Fredericksburg was founded in 1846 by German immigrants who signed a peace treaty with the Comanche that remains unbroken. The town’s cultural footprint is anchored not just in its architecture, but in its calendar—Oktoberfest, Weihnachtszeit, and the annual Vereins Kirche lighting all maintain direct links to its origin. Unlike many Hill Country towns, Fredericksburg still has a strong German cultural footprint, with the Fredericksburg Standard-Radio Post covering local life and the school district maintaining German language instruction alongside standard coursework. Its Main Street spans nearly a mile, with the historic core dominated by independent restaurants and bars even though national chains appear farther east along the same corridor.
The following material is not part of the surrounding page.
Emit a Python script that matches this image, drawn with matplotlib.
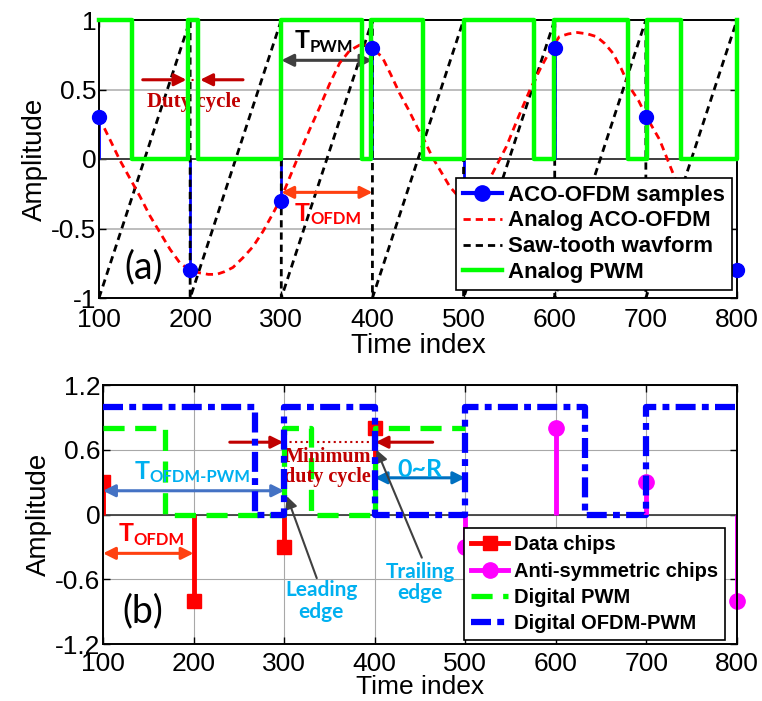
import numpy as np
import matplotlib.pyplot as plt
from matplotlib.lines import Line2D
from matplotlib.legend_handler import HandlerLine2D

plt.rcParams['font.family'] = 'Liberation Sans'

# ---------------- panel (a) ----------------
sample_t = [100, 200, 300, 400, 500, 600, 700, 800]
sample_amp = [0.3, -0.8, -0.3, 0.8, -0.3, 0.8, 0.3, -0.8]

# analog ACO-OFDM
analog_t = [100, 112, 123, 134, 145, 156, 167, 178, 189, 200, 211, 220, 229, 238,
            247, 258, 269, 280, 291, 300, 310, 320, 331, 342, 353, 364, 375, 386,
            393, 400, 411, 420, 430, 440, 449, 458, 466, 476, 485, 493, 500, 510,
            520, 532, 547, 560, 573, 585, 595, 605, 615, 625, 636, 646, 655, 664,
            673, 682, 692, 701, 715, 729, 740, 750, 763, 775, 788, 800]
analog_amp = [0.30, 0.14, -0.01, -0.14, -0.27, -0.41, -0.53, -0.65, -0.75, -0.80,
              -0.82, -0.83, -0.83, -0.81, -0.78, -0.71, -0.63, -0.52, -0.39, -0.28,
              -0.12, 0.04, 0.21, 0.37, 0.54, 0.69, 0.78, 0.82, 0.82, 0.80, 0.73,
              0.61, 0.47, 0.35, 0.23, 0.12, 0.01, -0.10, -0.20, -0.26, -0.30, -0.32,
              -0.24, -0.10, 0.09, 0.30, 0.50, 0.66, 0.78, 0.88, 0.90, 0.91, 0.90,
              0.88, 0.83, 0.76, 0.65, 0.52, 0.42, 0.30, 0.14, -0.09, -0.26, -0.42,
              -0.60, -0.73, -0.81, -0.80]

saw_t = [100, 200, 200, 300, 300, 400, 400, 500, 500, 600, 600, 700, 700, 800]
saw_amp = [-1, 1, -1, 1, -1, 1, -1, 1, -1, 1, -1, 1, -1, 1]

pwm_edges = [100, 136, 198, 209, 300, 389, 398, 455, 500, 577, 599, 680, 701, 739, 800]
pwm_level = [1, 0, 1, 0, 1, 0, 1, 0, 1, 0, 1, 0, 1, 0]

# ---------------- panel (b) ----------------
chip_t = [100, 200, 300, 400]
chip_amp = [0.3, -0.8, -0.3, 0.8]
anti_t = [500, 600, 700, 800]
anti_amp = [-0.3, 0.8, 0.3, -0.8]

dpwm_edges = [100, 168, 300, 330, 400, 500]
dpwm_level = [0.8, 0, 0.8, 0, 0.8]

ofdm_edges = [100, 268, 300, 400, 500, 632, 700, 800]
ofdm_level = [1, 0, 1, 0, 1, 0, 1]


def steps(edges, level):
    xs, ys = [], []
    for i, lv in enumerate(level):
        xs += [edges[i], edges[i + 1]]
        ys += [lv, lv]
    return xs, ys


class MarkerAtEnd(HandlerLine2D):
    def get_xdata(self, legend, xdescent, ydescent, width, height, fontsize):
        return [-xdescent, -xdescent + width], [-xdescent + 0.8 * width]


def tlabel(ax, x, y, sub, color, size=18, subsize=12):
    ax.annotate('T', (x, y), color=color, fontsize=size, fontweight='bold',
                family='Lato', ha='left', va='baseline')
    ax.annotate(sub, (x, y), xytext=(size * 0.6, -2.5), textcoords='offset points',
                color=color, fontsize=subsize, fontweight='bold', family='Lato',
                ha='left', va='baseline')


def arrow(ax, x0, x1, y, color, style='<|-|>', lw=2.2, ms=18):
    ax.annotate('', xy=(x1, y), xytext=(x0, y),
                arrowprops=dict(arrowstyle=style, color=color, lw=lw,
                                mutation_scale=ms, shrinkA=0, shrinkB=0))


def style_axes(ax, xpad, xlabelpad, xlabelsize):
    for s in ax.spines.values():
        s.set_linewidth(1.4)
    ax.tick_params(direction='in', top=True, right=True, length=5, width=1,
                   labelsize=19)
    ax.tick_params(axis='x', pad=xpad)
    ax.tick_params(axis='y', pad=2)
    ax.set_xlim(100, 800)
    ax.set_xticks([100, 200, 300, 400, 500, 600, 700, 800])
    ax.set_xlabel('Time index', fontsize=xlabelsize, labelpad=xlabelpad)
    ax.set_ylabel('Amplitude', fontsize=20, labelpad=2)
    ax.set_axisbelow(True)


fig = plt.figure(figsize=(7.62, 7.01), dpi=100)

# ======== (a) ========
ax1 = fig.add_axes([99 / 762, 1 - 298 / 701, 638 / 762, 278 / 701])
style_axes(ax1, 7, 1, 20)
ax1.set_ylim(-1, 1)
ax1.set_yticks([-1, -0.5, 0, 0.5, 1])
ax1.set_yticklabels(['-1', '-0.5', '0', '0.5', '1'])
ax1.yaxis.grid(True, color='#b8b8b8', lw=1.3)
ax1.axhline(0, color='#404040', lw=1.4, zorder=1)

ax1.vlines(sample_t, 0, sample_amp, color='#0000ff', lw=2, zorder=2)
h_s, = ax1.plot(sample_t, sample_amp, 'o', color='#0000ff', ms=10, zorder=6,
                clip_on=False)
h_a, = ax1.plot(analog_t, analog_amp, color='#ff0000', lw=2,
                ls=(0, (2.6, 1.8)), zorder=4)
h_w, = ax1.plot(saw_t, saw_amp, color='black', lw=2, ls=(0, (2.6, 1.8)), zorder=3)
px, py = steps(pwm_edges, pwm_level)
h_p, = ax1.plot(px + [800], py + [1], color='#00ff00', lw=3.2, zorder=5,
                clip_on=False)

h_s_leg = Line2D([], [], color='#0000ff', lw=3, marker='o', ms=11)
leg1 = ax1.legend([h_s_leg, h_a, h_w, h_p],
                  ['ACO-OFDM samples', 'Analog ACO-OFDM', 'Saw-tooth wavform',
                   'Analog PWM'],
                  handler_map={h_s_leg: MarkerAtEnd()},
                  loc='lower right', bbox_to_anchor=(0.992, 0.029),
                  borderaxespad=0, fancybox=False, framealpha=1,
                  edgecolor='black', prop=dict(weight='bold', size=16),
                  handlelength=1.75, handletextpad=0.3, labelspacing=0.22,
                  borderpad=0.3)
leg1.get_frame().set_linewidth(1.2)
leg1.set_zorder(10)

# annotations (a)
arrow(ax1, 148, 196, 0.57, '#c00000', style='-|>')
arrow(ax1, 258, 211, 0.57, '#c00000', style='-|>')
ax1.plot([196, 211], [0.57, 0.57], color='#c00000', lw=1.5, ls=':')
ax1.text(204, 0.375, 'Duty cycle', color='#c00000', fontsize=15,
         fontweight='bold', family='Liberation Serif', ha='center', va='baseline')
arrow(ax1, 300, 400, 0.71, '#404040')
tlabel(ax1, 315, 0.795, 'PWM', 'black')
arrow(ax1, 300, 400, -0.24, '#ff4010')
tlabel(ax1, 315, -0.445, 'OFDM', '#ff0000')
ax1.text(149, -0.78, '(a)', fontsize=27, family='Lato', ha='center', va='center')

# ======== (b) ========
ax2 = fig.add_axes([103 / 762, 1 - 644 / 701, 634 / 762, 259 / 701])
style_axes(ax2, 6, -1, 19)
ax2.set_ylim(-1.2, 1.2)
ax2.set_yticks([-1.2, -0.6, 0, 0.6, 1.2])
ax2.set_yticklabels(['-1.2', '-0.6', '0', '0.6', '1.2'])
ax2.grid(True, color='#a8a8a8', lw=0.8)
ax2.axhline(0, color='#404040', lw=1.3, zorder=1)

ax2.vlines(chip_t, 0, chip_amp, color='#ff0000', lw=3.5, zorder=2)
ax2.plot(chip_t, chip_amp, 's', color='#ff0000', ms=10, zorder=2)
ax2.vlines(anti_t, 0, anti_amp, color='#ff00ff', lw=3.5, zorder=2)
ax2.plot(anti_t, anti_amp, 'o', color='#ff00ff', ms=11, zorder=2, clip_on=False)
dx, dy = steps(dpwm_edges, dpwm_level)
h_d, = ax2.plot(dx, dy, color='#00ff00', lw=3.8, ls=(0, (4, 2)), zorder=3)
ox, oy = steps(ofdm_edges, ofdm_level)
h_o, = ax2.plot(ox, oy, color='#0000ff', lw=4.5, ls=(0, (3.2, 1, 1.1, 1)), zorder=4)

h_c_leg = Line2D([], [], color='#ff0000', lw=3.5, marker='s', ms=10)
h_m_leg = Line2D([], [], color='#ff00ff', lw=3.5, marker='o', ms=11)
leg2 = ax2.legend([h_c_leg, h_m_leg, h_d, h_o],
                  ['Data chips', 'Anti-symmetric chips', 'Digital PWM',
                   'Digital OFDM-PWM'],
                  handler_map={h_c_leg: MarkerAtEnd(), h_m_leg: MarkerAtEnd()},
                  loc='lower right', bbox_to_anchor=(0.981, 0.015),
                  borderaxespad=0, fancybox=False, framealpha=1,
                  edgecolor='black', prop=dict(weight='bold', size=14.5),
                  handlelength=1.8, handletextpad=0.3, labelspacing=0.36,
                  borderpad=0.35)
leg2.get_frame().set_linewidth(1.2)
leg2.set_zorder(10)

# annotations (b)
arrow(ax2, 100, 300, 0.22, '#4472c4')
tlabel(ax2, 135, 0.33, 'OFDM-PWM', '#00b0f0')
arrow(ax2, 100, 200, -0.36, '#ff4010')
tlabel(ax2, 117, -0.247, 'OFDM', '#ff0000')
ax2.text(144, -0.90, '(b)', fontsize=27, family='Lato', ha='center', va='center')

arrow(ax2, 240, 299, 0.67, '#c00000', style='-|>')
arrow(ax2, 464, 401, 0.67, '#c00000', style='-|>')
ax2.plot([300, 400], [0.67, 0.67], color='#c00000', lw=1.5, ls=':')
ax2.text(348, 0.44, 'Minimum\nduty cycle', color='#c00000', fontsize=14.5,
         fontweight='bold', family='Liberation Serif', ha='center', va='center',
         linespacing=0.95)
arrow(ax2, 400, 500, 0.34, '#0070c0')
ax2.text(450, 0.35, '0~R', color='#00b0f0', fontsize=18, fontweight='bold',
         family='Lato', ha='center', va='baseline')

ax2.annotate('', xy=(303, 0.17), xytext=(336, -0.59),
             arrowprops=dict(arrowstyle='-|>', color='#404040', lw=1.5,
                             mutation_scale=18, shrinkA=0, shrinkB=0))
ax2.annotate('', xy=(402, 0.60), xytext=(452, -0.40),
             arrowprops=dict(arrowstyle='-|>', color='#404040', lw=1.5,
                             mutation_scale=18, shrinkA=0, shrinkB=0))
ax2.text(341, -0.80, 'Leading\nedge', color='#00b0f0', fontsize=15,
         fontweight='bold', family='Lato', ha='center', va='center', linespacing=1.1)
ax2.text(450, -0.63, 'Trailing\nedge', color='#00b0f0', fontsize=15,
         fontweight='bold', family='Lato', ha='center', va='center', linespacing=1.1)

fig.savefig('out.png', dpi=100)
The National Museum of the Pacific War, housed in the former Nimitz Hotel, includes indoor and outdoor exhibits covering the Asian theater of WWII with archival footage, aircraft, and oral histories. Otto’s, located behind the museum, serves a rotating menu of Central European dishes like duck schnitzel and flammkuchen. Grape Creek Vineyards operates a full tasting room on Main Street, while its larger property on Highway 290 includes a tram tour through the vines. Enchanted Rock, a granite dome 17 miles north, offers marked trails and designated dark-sky viewing zones.

For retirees who measure quality of life in morning walks, familiar shopfronts, and recurring festivals, places like these towns turn the idea of “slowing down” into something active, rooted, and durable.